President Donald Trump’s administration announced the expansion of travel restrictions—one of his signature policies—to include six new countries: Nigeria, Burma (also known as Myanmar), Sudan, Tanzania, Eritrea, and Kyrgyzstan, in a move that is likely to draw renewed criticism from immigration advocates.
The United States will suspend issuing visas that can lead to permanent residency for nationals of Burma, Nigeria, Kyrgyzstan, and Eritrea. The latest rules will also bar people from Sudan and Tanzania from the U.S. diversity visa program, according to acting Homeland Security Secretary Chad Wolf.
“These countries, for the most part, want to be helpful but for a variety of different reasons simply failed to meet those minimum requirements that we laid out,” Wolf told reporters. “And really the only way to mitigate the risk is to impose these travel restrictions,” he added.
Wolf told reporters the six new countries have failed to meet U.S. security and information-sharing standards, meaning that new restrictions are required. Wolf said those countries have either failed to provide information on terrorism suspects or criminals or use poor passport technology.
U.S. travel restrictions are currently being imposed on seven countries, including Libya, Iran, Somalia, Syria, Yemen, North Korea, and Venezuela. Libya, Somalia, Syria, and Yemen are four countries that have experienced civil war and numerous terrorist attacks in recent years, while Iran has been accused by the U.S. State Department of sponsoring terrorist organizations. North Korea, meanwhile, is still technically at war with the United States.
While some critics might term the latest move a “Muslim ban,” Burma, Nigeria, Tanzania, and Eritrea are not Muslim-majority countries. Neither are Venezuela or North Korea.
The 2017 version of the travel ban, which was implemented during Trump’s first week in office, was revised after several court challenges, but the Supreme Court upheld the latest iteration in 2018.

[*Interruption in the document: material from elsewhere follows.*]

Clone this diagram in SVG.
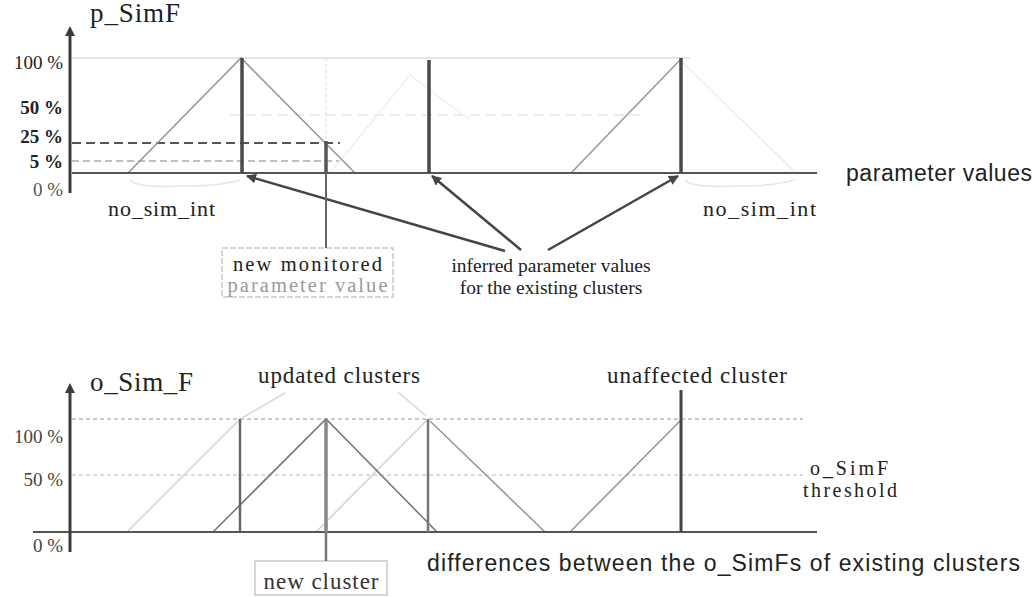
<svg xmlns="http://www.w3.org/2000/svg" width="1035" height="597" viewBox="0 0 1035 597">
  <style>
    .serif { font-family: "Liberation Serif", "Times New Roman", serif; fill: #222; }
    .sans { font-family: "Liberation Sans", Arial, sans-serif; fill: #222; }
    .axis { stroke: #3c3c3c; stroke-width: 3; fill: none; }
    .base { stroke: #555; stroke-width: 2; fill: none; }
    .bar { stroke: #4a4a4a; stroke-width: 3.5; fill: none; }
    .tri { stroke: #999; stroke-width: 1.6; fill: none; }
    .faint { stroke: #e6e6e6; stroke-width: 1.5; fill: none; }
    .lead { stroke: #444; stroke-width: 2.5; fill: none; }
    .box { stroke: #c8c8c8; stroke-width: 1.5; fill: none; }
  </style>
  <defs>
    <marker id="tip" viewBox="0 0 10 10" refX="9" refY="5" markerWidth="4" markerHeight="4" orient="auto-start-reverse">
      <path d="M0,0 L10,5 L0,10 z" fill="#444"/>
    </marker>
  </defs>
  <rect width="1035" height="597" fill="#ffffff"/>

  <!-- upper chart: p_SimF over parameter values -->
  <g id="upper-chart">
    <!-- reference levels -->
    <line x1="72" y1="58" x2="690" y2="58" stroke="#dcdcdc" stroke-width="1.5"/>
    <line class="faint" x1="230" y1="115" x2="640" y2="115" stroke-dasharray="10 6"/>
    <line x1="72" y1="143" x2="340" y2="143" stroke="#555" stroke-width="2" stroke-dasharray="9 5"/>
    <line x1="72" y1="161" x2="340" y2="161" stroke="#aaa" stroke-width="1.5" stroke-dasharray="7 4"/>
    <line class="faint" x1="326" y1="58" x2="326" y2="140" stroke-dasharray="3 3"/>
    <!-- faint cluster outlines -->
    <polyline points="330,173 410,75 470,120" stroke="#efefef" stroke-width="1.5" fill="none"/>
    <line x1="680" y1="60" x2="796" y2="173" stroke="#ececec" stroke-width="1.5"/>
    <path class="faint" d="M130,180 Q135,188 185,186 Q220,186 240,180"/>
    <path class="faint" d="M685,180 Q690,188 740,186 Q775,186 795,180"/>
    <!-- membership triangles -->
    <polyline class="tri" points="128,173 241,58 355,173"/>
    <line class="tri" x1="571" y1="173" x2="680" y2="60"/>
    <!-- axes -->
    <line class="base" x1="72" y1="173" x2="817" y2="173"/>
    <line class="axis" x1="70" y1="34" x2="70" y2="193"/>
    <polygon points="70,26 65,36 75,36" fill="#3c3c3c"/>
    <!-- cluster values -->
    <line class="bar" x1="242" y1="58" x2="242" y2="173"/>
    <line class="bar" x1="429" y1="60" x2="429" y2="173"/>
    <line class="bar" x1="681" y1="58" x2="681" y2="173"/>
    <line x1="326" y1="141" x2="326" y2="173" stroke="#555" stroke-width="3.5"/>
  </g>

  <g id="upper-labels">
    <text class="serif" x="90" y="22" font-size="27" textLength="90">p_SimF</text>
    <text class="serif" x="63" y="69" font-size="19" text-anchor="end">100 %</text>
    <text class="serif" x="63" y="114" font-size="19" font-weight="bold" text-anchor="end">50 %</text>
    <text class="serif" x="63" y="143" font-size="19" font-weight="bold" text-anchor="end">25 %</text>
    <text class="serif" x="63" y="168" font-size="19" font-weight="bold" text-anchor="end">5 %</text>
    <text class="serif" x="63" y="196" font-size="19" text-anchor="end" style="fill:#555">0 %</text>
    <text class="serif" x="108" y="216" font-size="22" textLength="107">no_sim_int</text>
    <text class="serif" x="703" y="216" font-size="22" textLength="113">no_sim_int</text>
    <text class="sans" x="846" y="181" font-size="23" textLength="186">parameter values</text>
  </g>

  <!-- new monitored value callout -->
  <g id="new-value">
    <rect class="box" x="222" y="248" width="171" height="49" stroke-dasharray="6 2"/>
    <text class="serif" x="307.5" y="271" font-size="20.5" text-anchor="middle" textLength="149">new monitored</text>
    <text class="serif" x="307.5" y="292" font-size="20.5" text-anchor="middle" textLength="160" style="fill:#9a9a9a">parameter value</text>
  </g>

  <g id="inferred-values">
    <text class="serif" x="551" y="272" font-size="19.5" text-anchor="middle">inferred parameter values</text>
    <text class="serif" x="551" y="294" font-size="19.5" text-anchor="middle">for the existing clusters</text>
  </g>

  <!-- lower chart: o_Sim_F over differences -->
  <g id="lower-chart">
    <line x1="72" y1="419" x2="803" y2="419" stroke="#bbb" stroke-width="1.5" stroke-dasharray="4 3"/>
    <line x1="72" y1="475" x2="803" y2="475" stroke="#cfcfcf" stroke-width="1.5" stroke-dasharray="4 3"/>
    <!-- faint outlines -->
    <line x1="127" y1="532" x2="240" y2="419" stroke="#d4d4d4" stroke-width="1.6"/>
    <line x1="316" y1="532" x2="428" y2="419" stroke="#d4d4d4" stroke-width="1.6"/>
    <!-- membership triangles -->
    <polyline class="tri" points="213,532 326,419 437,532" style="stroke:#7a7a7a"/>
    <line class="tri" x1="430" y1="421" x2="545" y2="532"/>
    <line class="tri" x1="570" y1="532" x2="680" y2="421"/>
    <!-- axes -->
    <line class="base" x1="33" y1="532" x2="817" y2="532"/>
    <line class="axis" x1="70" y1="392" x2="70" y2="552"/>
    <polygon points="70,383 65,393 75,393" fill="#3c3c3c"/>
    <!-- clusters -->
    <line x1="240" y1="419" x2="240" y2="532" stroke="#666" stroke-width="2.5"/>
    <line x1="428" y1="419" x2="428" y2="532" stroke="#777" stroke-width="2.5"/>
    <line x1="681" y1="390" x2="681" y2="532" stroke="#444" stroke-width="3"/>
    <line x1="326" y1="419" x2="326" y2="532" stroke="#888" stroke-width="3.5"/>
  </g>

  <g id="lower-labels">
    <text class="serif" x="90" y="391" font-size="27" textLength="103">o_Sim_F</text>
    <text class="serif" x="63" y="443" font-size="19" text-anchor="end" style="fill:#444">100 %</text>
    <text class="serif" x="63" y="486" font-size="19" text-anchor="end" style="fill:#444">50 %</text>
    <text class="serif" x="63" y="552" font-size="19" text-anchor="end" style="fill:#444">0 %</text>
    <text class="serif" x="849" y="475" font-size="20" text-anchor="middle" textLength="78">o_SimF</text>
    <text class="serif" x="850" y="497" font-size="20" text-anchor="middle" textLength="94">threshold</text>
    <text class="sans" x="427" y="571" font-size="23" textLength="593">differences between the o_SimFs of existing clusters</text>
  </g>

  <g id="updated-clusters">
    <text class="serif" x="339" y="383" font-size="23" text-anchor="middle" textLength="162">updated clusters</text>
  </g>

  <g id="unaffected-cluster">
    <text class="serif" x="697" y="383" font-size="23" text-anchor="middle" textLength="180">unaffected cluster</text>
  </g>

  <g id="new-cluster">
    <rect class="box" x="255" y="561" width="132" height="34"/>
    <text class="serif" x="321" y="589" font-size="23" text-anchor="middle" textLength="115" style="fill:#333">new cluster</text>
  </g>

  <!-- connectors -->
  <g id="connectors">
    <line class="lead" x1="505" y1="251" x2="247" y2="176" marker-end="url(#tip)"/>
    <line class="lead" x1="521" y1="250" x2="432" y2="176" marker-end="url(#tip)"/>
    <line class="lead" x1="548" y1="250" x2="678" y2="176" marker-end="url(#tip)"/>
    <line x1="326" y1="173" x2="326" y2="248" stroke="#666" stroke-width="2"/>
    <line x1="326" y1="532" x2="326" y2="561" stroke="#777" stroke-width="2.5"/>
    <line x1="242" y1="418" x2="285" y2="393" stroke="#d8d8d8" stroke-width="1.5"/>
    <line x1="398" y1="392" x2="426" y2="416" stroke="#d8d8d8" stroke-width="1.5"/>
  </g>
</svg>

Wolf told reporters that Belarus was under consideration in the expanded travel ban, but the country took measures to deal with deficiencies in recent months. It will not face any restrictions, he said.
Nonimmigrant visas were not affected. Those are given to people traveling to the United States for a temporary stay. They include visas for tourists, those doing business, or people seeking medical treatment. During December, for example, about 650,760 nonimmigrant visas were granted worldwide, according to The Associated Press.
The Associated Press contributed to this report.